I think I shouldn't have linked that BBC article since now I have an excuse to never shut up. It's not my fault that I'm got my bouncy trainers on. I'm going to go and annoy some certain people in a minute(!) but before I do that I must link this other article about respect (another article form the bbc). I think rather than teaching children about 'respect' this scheme should also be tested on parents. It's important to teach children boundaries, respect and how to treat other people whilst they're young, and to encourage this throughout their lives. It's up to parents to encourage their children to do well in school and to ensure that the children are attending. It might not be important for you to understand the work, but the government should work with parents so that the children are given the best starts possible. I mention that you have to meet teachers half way. Having your parents push you to get you moving can help, however at the end of the day we're all there- half way.

This push is vital to some and maybe not for others, but parents shouldn't think that their kids education begins and ends at school. It begins at HOME. It continues through school, and the rest of their lives. I think some parents (especially someone I know!) shy away from this responsibility, and when the kids get into trouble they blame the school. Pfft. Why have children if you can't take full responsibility of their upbringing? Once again, yesterday I said that the worst thing a student could possibly have is a lenient teacher. The worst thing a child can possibly have is lenient parents. There has to be a balance. You have to teach your kids how to appreciate what they have and to teach them to grow up and be responsible for their actions. I watched American History X once upon a time and the ending was the most significant. For those who haven't watched it (it's pretty gruesome- not one I'd recommend so easily!), the boy concluded that his parents and brothers being racist was the reason why he had the same views. Sigh.Whether we might realise it or not, at some point in life we may have looked up at our parents. You want to do what your mum or dad does etc. I'm talking about the early years of your life (beginning of secondary school and primary school), since one hopes that when one is finishing school and starting college they are able to respect other people etc.

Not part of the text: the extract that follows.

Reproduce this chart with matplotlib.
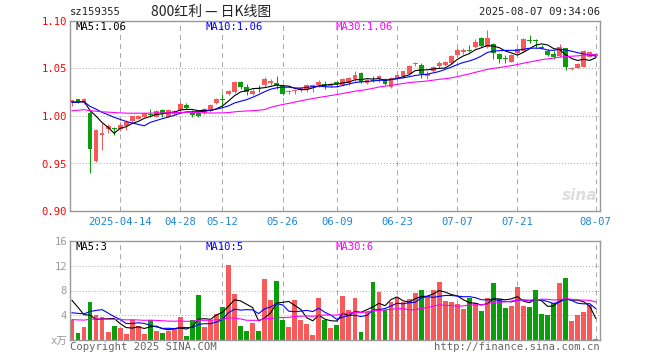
import numpy as np
import pandas as pd
import matplotlib
matplotlib.use("Agg")
import matplotlib.pyplot as plt

plt.rcParams['font.family'] = ['DejaVu Sans Mono', 'Noto Sans CJK SC']
plt.rcParams['lines.scale_dashes'] = False

# ---------------- data ----------------
dates = (["2025-04-%s" % d for d in ["01","02","03","07","08","09","10","11","14","15","16","17","18",
                                      "21","22","23","24","25","28","29","30"]] +
         ["2025-05-%s" % d for d in ["06","07","08","09","12","13","14","15","16","19","20","21","22",
                                      "23","26","27","28","29","30"]] +
         ["2025-06-%s" % d for d in ["03","04","05","06","09","10","11","12","13","16","17","18","19",
                                      "20","23","24","25","26","27","30"]] +
         ["2025-07-%s" % d for d in ["01","02","03","04","07","08","09","10","11","14","15","16","17",
                                      "18","21","22","23","24","25","28","29","30","31"]] +
         ["2025-08-%s" % d for d in ["01","04","05","06","07"]])

open_ = [1.0144, 1.0175, 1.0140, 1.0035, 0.9530, 0.9797, 0.9860, 0.9870, 0.9867, 0.9895,
         0.9951, 0.9972, 0.9993, 1.0025, 0.9993, 1.0060, 0.9993, 1.0018, 1.0060, 1.0112,
         1.0035, 1.0028, 1.0032, 1.0053, 1.0137, 1.0168, 1.0228, 1.0253, 1.0354, 1.0305,
         1.0228, 1.0288, 1.0323, 1.0344, 1.0351, 1.0316, 1.0250, 1.0260, 1.0274, 1.0284,
         1.0305, 1.0323, 1.0332, 1.0312, 1.0358, 1.0330, 1.0348, 1.0390, 1.0449, 1.0344,
         1.0378, 1.0386, 1.0386, 1.0309, 1.0390, 1.0418, 1.0446, 1.0544, 1.0537, 1.0425,
         1.0477, 1.0530, 1.0537, 1.0555, 1.0642, 1.0670, 1.0688, 1.0730, 1.0825, 1.0730,
         1.0754, 1.0650, 1.0605, 1.0572, 1.0660, 1.0684, 1.0793, 1.0790, 1.0730, 1.0680,
         1.0649, 1.0635, 1.0712, 1.0491, 1.0509, 1.0519, 1.0625, 1.0635]
high = [1.0170, 1.0178, 1.0185, 1.0056, 0.9860, 0.9923, 0.9920, 0.9888, 0.9937, 0.9955,
        1.0005, 1.0010, 1.0035, 1.0070, 1.0065, 1.0074, 1.0077, 1.0063, 1.0147, 1.0137,
        1.0060, 1.0040, 1.0085, 1.0130, 1.0186, 1.0228, 1.0277, 1.0368, 1.0368, 1.0340,
        1.0288, 1.0323, 1.0407, 1.0386, 1.0418, 1.0326, 1.0274, 1.0288, 1.0309, 1.0340,
        1.0340, 1.0375, 1.0365, 1.0345, 1.0365, 1.0400, 1.0412, 1.0470, 1.0460, 1.0390,
        1.0425, 1.0432, 1.0395, 1.0414, 1.0440, 1.0475, 1.0533, 1.0572, 1.0554, 1.0470,
        1.0530, 1.0575, 1.0580, 1.0640, 1.0712, 1.0712, 1.0747, 1.0810, 1.0835, 1.0905,
        1.0765, 1.0660, 1.0642, 1.0649, 1.0712, 1.0818, 1.0853, 1.0810, 1.0750, 1.0700,
        1.0684, 1.0754, 1.0719, 1.0515, 1.0555, 1.0695, 1.0684, 1.0660]
low = [1.0105, 1.0140, 1.0130, 0.9403, 0.9520, 0.9642, 0.9825, 0.9800, 0.9842, 0.9853,
       0.9940, 0.9965, 0.9985, 0.9993, 0.9985, 0.9993, 0.9985, 1.0010, 1.0040, 1.0070,
       0.9993, 0.9985, 1.0025, 1.0040, 1.0130, 1.0105, 1.0218, 1.0242, 1.0288, 1.0218,
       1.0218, 1.0253, 1.0309, 1.0326, 1.0288, 1.0221, 1.0228, 1.0228, 1.0253, 1.0253,
       1.0253, 1.0305, 1.0288, 1.0300, 1.0305, 1.0320, 1.0330, 1.0372, 1.0344, 1.0333,
       1.0358, 1.0358, 1.0330, 1.0298, 1.0380, 1.0405, 1.0435, 1.0530, 1.0404, 1.0390,
       1.0460, 1.0505, 1.0525, 1.0545, 1.0625, 1.0650, 1.0670, 1.0720, 1.0730, 1.0720,
       1.0600, 1.0555, 1.0555, 1.0565, 1.0650, 1.0677, 1.0765, 1.0712, 1.0700, 1.0630,
       1.0600, 1.0625, 1.0484, 1.0480, 1.0500, 1.0512, 1.0618, 1.0620]
close = [1.0165, 1.0147, 1.0178, 0.9650, 0.9853, 0.9825, 0.9898, 0.9865, 0.9909, 0.9937,
         1.0000, 1.0002, 1.0028, 1.0007, 1.0053, 1.0018, 1.0067, 1.0053, 1.0123, 1.0088,
         1.0011, 1.0004, 1.0074, 1.0112, 1.0175, 1.0165, 1.0263, 1.0354, 1.0305, 1.0253,
         1.0263, 1.0284, 1.0386, 1.0372, 1.0323, 1.0232, 1.0260, 1.0274, 1.0295, 1.0330,
         1.0323, 1.0358, 1.0316, 1.0340, 1.0340, 1.0390, 1.0400, 1.0435, 1.0355, 1.0383,
         1.0372, 1.0421, 1.0341, 1.0404, 1.0432, 1.0470, 1.0523, 1.0558, 1.0440, 1.0439,
         1.0512, 1.0561, 1.0572, 1.0635, 1.0698, 1.0695, 1.0683, 1.0775, 1.0740, 1.0818,
         1.0660, 1.0600, 1.0600, 1.0642, 1.0702, 1.0810, 1.0786, 1.0786, 1.0712, 1.0646,
         1.0621, 1.0730, 1.0519, 1.0509, 1.0544, 1.0684, 1.0670, 1.0656]
volume = [3.24, 1.08, 2.05, 6.10, 4.10, 3.68, 1.24, 2.32, 1.89, 0.92,
          3.24, 2.32, 0.92, 3.24, 1.51, 1.19, 1.40, 1.78, 3.78, 0.70,
          3.24, 7.35, 2.16, 3.24, 4.22, 5.40, 12.2, 7.46, 2.32, 1.51,
          2.75, 1.40, 9.78, 6.49, 9.46, 3.30, 2.16, 6.54, 3.30, 2.65,
          0.86, 6.80, 3.25, 1.97, 2.45, 7.09, 4.85, 6.77, 1.23, 4.58,
          9.33, 7.73, 4.85, 6.18, 6.72, 6.18, 6.66, 7.52, 8.05, 6.98,
          8.05, 9.33, 6.29, 6.13, 5.81, 5.06, 6.82, 5.92, 4.69, 6.82,
          9.17, 6.56, 5.22, 5.49, 8.58, 5.54, 5.33, 8.05, 4.21, 4.05,
          5.92, 9.17, 9.97, 3.14, 4.05, 4.53, 5.65, 0.16]

# sessions before the visible window (only used to seed the moving averages)
hist_close = [0.999, 1.000, 0.998, 1.001, 1.002, 1.000, 0.999, 1.001, 1.003, 1.002,
              1.000, 1.001, 0.999, 1.000, 1.002, 1.003, 1.002, 1.004, 1.003, 1.004,
              1.012, 1.013, 1.015, 1.014, 1.016, 1.015, 1.014, 1.013, 1.015]
hist_volume = [2.6, 3.1, 2.4, 2.9, 3.3, 2.2, 2.7, 3.0, 2.5, 2.8,
               3.4, 2.6, 2.3, 2.9, 2.7, 3.1, 2.5, 2.4, 2.8, 2.8,
               2.1, 2.8, 2.4, 2.2, 2.5, 6.8, 7.9, 6.5, 7.6]

tick_dates = ["2025-04-14", "2025-04-28", "2025-05-12", "2025-05-26", "2025-06-09",
              "2025-06-23", "2025-07-07", "2025-07-21", "2025-08-07"]
tick_labels = ["2025-04-14", "04-28", "05-12", "05-26", "06-09", "06-23", "07-07", "07-21", "08-07"]
price_ticks = [0.90, 0.95, 1.00, 1.05, 1.10]
price_tick_labels = ["0.90", "0.95", "1.00", "1.05", "1.10"]
vol_ticks = [0, 4, 8, 12, 16]
vol_tick_labels = ["x万", "4", "8", "12", "16"]
ma_windows = [5, 10, 30]

symbol = "sz159355"
title = "800红利 — 日K线图"
timestamp = "2025-08-07 09:34:06"

# ---------------- style ----------------
RED = "#F65A5A"
GREEN = "#0A9E0A"
MA_COLORS = ["#000000", "#0000FF", "#FF00FF"]
GRID = "#AAAAAA"
FRAME = "#999999"
PX = 0.72  # one pixel in points at dpi 100

W, H = 660, 360
fig = plt.figure(figsize=(W / 100, H / 100), dpi=100)
fig.patch.set_facecolor("white")


def rect(l, t, r, b):
    return [l / W, 1 - b / H, (r - l) / W, (b - t) / H]


def ftext(x, y, s, **kw):
    fig.text(x / W, 1 - y / H, s, **kw)


axp = fig.add_axes(rect(70, 21, 600, 211))
axv = fig.add_axes(rect(70, 241, 600, 340))

n = len(close)
x = np.arange(n)
o = np.array(open_); h = np.array(high); l = np.array(low); c = np.array(close)
v = np.array(volume)
colors = np.where(c >= o, RED, GREEN)

xlim = (-0.33, 87.71)
tick_pos = [dates.index(d) for d in tick_dates]

# moving averages
ma_price = [pd.Series(hist_close + close).rolling(w).mean().to_numpy()[-n:] for w in ma_windows]
ma_vol = [pd.Series(hist_volume + volume).rolling(w).mean().to_numpy()[-n:] for w in ma_windows]

for ax in (axp, axv):
    ax.set_xlim(*xlim)
    for s in ax.spines.values():
        s.set_color(FRAME)
        s.set_linewidth(1.4 * PX)
    for tp in tick_pos:
        ax.axvline(tp, color=GRID, lw=PX, linestyle=(0, (3.6, 2.9)), zorder=0)

# price panel
axp.set_ylim(0.90, 1.10)
for yv in [0.95, 1.00, 1.05]:
    axp.axhline(yv, color=GRID, lw=PX, linestyle=(0, (PX, 1.45)), zorder=0)
axp.vlines(x, l, h, colors=colors, lw=PX, zorder=2)
body = np.maximum(np.abs(c - o), 0.0011)
axp.bar(x, body, bottom=np.minimum(o, c), width=0.8, color=colors, linewidth=0, zorder=3)
for ma, col in zip(ma_price, MA_COLORS):
    axp.plot(x, ma, color=col, lw=PX * 1.1, zorder=4)
axp.set_yticks(price_ticks)
axp.set_yticklabels(price_tick_labels)
axp.tick_params(axis="y", length=0, pad=2, labelcolor="#FF0000", labelsize=7.6)
axp.set_xticks(tick_pos)
axp.set_xticklabels(tick_labels)
axp.tick_params(axis="x", length=0, pad=4, labelcolor="#1C86D8", labelsize=7.6)

# volume panel
axv.set_ylim(0, 16)
for yv in [4, 8, 12]:
    axv.axhline(yv, color=GRID, lw=PX, linestyle=(0, (PX, 1.45)), zorder=0)
axv.bar(x, v, width=0.8, color=colors, linewidth=0, zorder=2)
for ma, col in zip(ma_vol, MA_COLORS):
    axv.plot(x, ma, color=col, lw=PX * 1.1, zorder=4)
axv.set_yticks(vol_ticks)
axv.set_yticklabels(vol_tick_labels)
axv.tick_params(axis="y", length=0, pad=2, labelcolor="#999999", labelsize=7.6)
axv.set_xticks([])

# legends
names = ["MA5", "MA10", "MA30"]
lx = [75, 205, 336]
for name, ma, col, xx in zip(names, ma_price, MA_COLORS, lx):
    ftext(xx, 27, "%s:%.2f" % (name, ma[-1]), color=col, fontsize=7.6, va="center")
for name, ma, col, xx in zip(names, ma_vol, MA_COLORS, lx):
    ftext(xx, 247, "%s:%d" % (name, int(ma[-1])), color=col, fontsize=7.6, va="center")

# header and footer
ftext(70, 12, symbol, fontsize=7.6, va="center", color="#222222")
ftext(211, 12, title, fontsize=10, va="center", ha="center", color="#222222",
      family=["Noto Sans CJK SC", "DejaVu Sans"])
ftext(600, 12, timestamp, fontsize=7.6, va="center", ha="right", color="#222222")
ftext(70, 347, "Copyright 2025 SINA.COM", fontsize=7.6, va="center", color="#666666")
ftext(600, 347, "http://finance.sina.com.cn", fontsize=7.6, va="center", ha="right", color="#666666")
ftext(597, 196, "sina", fontsize=11, va="center", ha="right", color="#DDDDDD",
      style="italic", weight="bold", family="DejaVu Sans")

fig.savefig("out.png", dpi=100)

Having just had a mini-break from this post, I seem to remember blogging about this issue before. Luckily I remembered, since you probably had already noticed, and if not you can read the 'extended' version at this post.

I might not go to the school next week, since I may have double booked with helping Bob the Builder. I'm thinking of negotiating something, so it's not the end of the world just yet. (could always go the week after). Even if I don't go next week this experience has been priceless. I have seen great teachers in action and learnt a lot. I'm just kicking my ickle head to get rid of negative thoughts about me being a teacher. One problem that has to be addressed is that I talk too fast- honestly I can't help it! I do sometimes have to think and speak slowly but in them occasions I feel that it's taking an eternity for me to talk. I also talk faster when I'm bouncing. (You see I recognised the problem in college since Mr B. sometimes couldn't understand what I said (I spoke too fast), and his face used to go red whilst as he asked me repeat what I said. I just used to think, 'oops'! :o)

Sweet nostalgia. It gives me comfort, whilst a deep ache at the same time. :(): (that's my happy and sad face!) If only I could say that I'm looking forward to a relaxing weekend. At least hopefully tonight will be relaxing.